= Santas Anonymous =

Annual charitable campaign in Edmonton, Alberta, Canada

Santas Anonymous is an annual campaign providing new toys for families in need in Edmonton, Alberta, Canada.

Santas Anonymous began in 1955 when CHED radio general manager Jerry Forbes learned there were many children in Edmonton "who simply went without a gift during the Christmas season." When Forbes was asked why he started Santas Anonymous, he said

"wouldn't it be great if there would be no needy kids..and every kid had a present...not a used present...with wheels stuck on and repainted....but a brand new present. From that modest start we said well...lets do it. So we went ahead and for the first few years we ran it up on the second floor here just with my staff and from there it just grew and grew and now its part of the overall system of the Christmas Bureau ."

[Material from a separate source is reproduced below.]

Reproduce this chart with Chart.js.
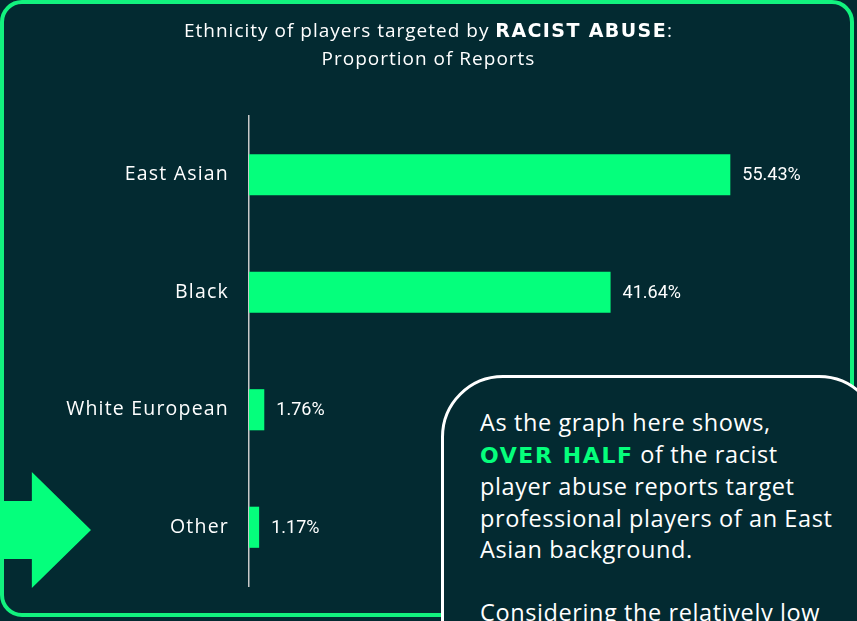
<!DOCTYPE html>
<html>
<head>
<meta charset="utf-8">
<script src="https://cdn.jsdelivr.net/npm/chart.js@4.4.1/dist/chart.umd.min.js"></script>
<style>
  html, body { margin:0; padding:0; }
  body { width:857px; height:621px; overflow:hidden; background:#032a31; position:relative; font-family: "Open Sans", "Noto Sans", sans-serif; color:#fff; }
  #frame { position:absolute; left:0; top:0; width:854px; height:617px; box-sizing:border-box; border:4px solid #12f27e; border-radius:22px; }
  #wrap { position:absolute; left:0; top:0; width:857px; height:621px; }
  #title { position:absolute; left:0; top:16px; width:857px; text-align:center; font-size:19px; line-height:28px; color:#fff; letter-spacing:1px; }
  .blk { font-family:"DejaVu Sans", sans-serif; font-weight:bold; letter-spacing:1.4px; font-size:19px; }
  #arrow { position:absolute; left:0; top:472px; width:91px; height:116px; background:#05ff7c;
           clip-path: polygon(0 25%, 35% 25%, 35% 0, 100% 50%, 35% 100%, 35% 75%, 0 75%); }
  #box { position:absolute; left:441px; top:375px; width:440px; height:320px; box-sizing:border-box; border:3px solid #fff; border-radius:62px; background:#032a31; }
  #boxtext { position:absolute; left:480px; top:407px; font-size:23.5px; line-height:31.5px; color:#fff; white-space:nowrap; letter-spacing:0.6px; }
  #boxtext .blk { color:#05ff7c; font-size:22px; letter-spacing:1.6px; }
</style>
</head>
<body>
<div id="frame"></div>
<div id="wrap"><canvas id="c" width="857" height="621"></canvas></div>
<div id="title">Ethnicity of players targeted by <span class="blk">RACIST ABUSE</span>:<br>Proportion of Reports</div>
<div id="arrow"></div>
<div id="box"></div>
<div id="boxtext">As the graph here shows,<br><span class="blk">OVER HALF</span> of the racist<br>player abuse reports target<br>professional players of an East<br>Asian background.<br><br>Considering the relatively low</div>
<script>
const categories = ["East Asian", "Black", "White European", "Other"];
const shares = [55.43, 41.64, 1.76, 1.17];
const valueLabels = ["55.43%", "41.64%", "1.76%", "1.17%"];

const spacingPlugin = {
  id: 'spacing',
  beforeDraw(chart) { chart.ctx.letterSpacing = '1.2px'; }
};

const valueLabelPlugin = {
  id: 'valueLabels',
  afterDatasetsDraw(chart) {
    const ctx = chart.ctx;
    const meta = chart.getDatasetMeta(0);
    ctx.save();
    ctx.letterSpacing = '0px';
    ctx.fillStyle = '#ffffff';
    ctx.font = '18px Roboto, "Noto Sans", sans-serif';
    ctx.textAlign = 'left';
    ctx.textBaseline = 'middle';
    meta.data.forEach((bar, i) => {
      ctx.fillText(valueLabels[i], bar.x + 12, bar.y + 1);
    });
    ctx.restore();
  }
};

new Chart(document.getElementById('c'), {
  type: 'bar',
  data: {
    labels: categories,
    datasets: [{
      data: shares,
      backgroundColor: '#05ff7c',
      borderWidth: 0,
      barPercentage: 0.35,
      categoryPercentage: 1
    }]
  },
  options: {
    indexAxis: 'y',
    responsive: false,
    animation: false,
    layout: { padding: { left: 0, right: 87, top: 116, bottom: 35 } },
    plugins: { legend: { display: false }, title: { display: false }, tooltip: { enabled: false } },
    scales: {
      x: { display: false, min: 0, max: 60 },
      y: {
        afterFit(scale) { scale.width = 249; },
        grid: { display: false, drawTicks: false },
        border: { display: true, color: '#c9c9c9', width: 1.5 },
        ticks: { color: '#ffffff', padding: 20, font: { family: '"Open Sans"', size: 19.5 } }
      }
    }
  },
  plugins: [spacingPlugin, valueLabelPlugin]
});
</script>
</body>
</html>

From a few thousand children in 1955, the charity has grown to over 25,000 children. The program owes its success to hundreds of volunteers who wrap and deliver toys, and the generosity of thousands of Edmontonians who drop new, unwrapped toys off at collection sites located throughout the Edmonton area.

The Edmonton based Santas Anonymous should not be confused with the student run campaign Father Mercredi Santas (Also known as Santas Anonymous), which is run by students in Fort McMurray, Alberta.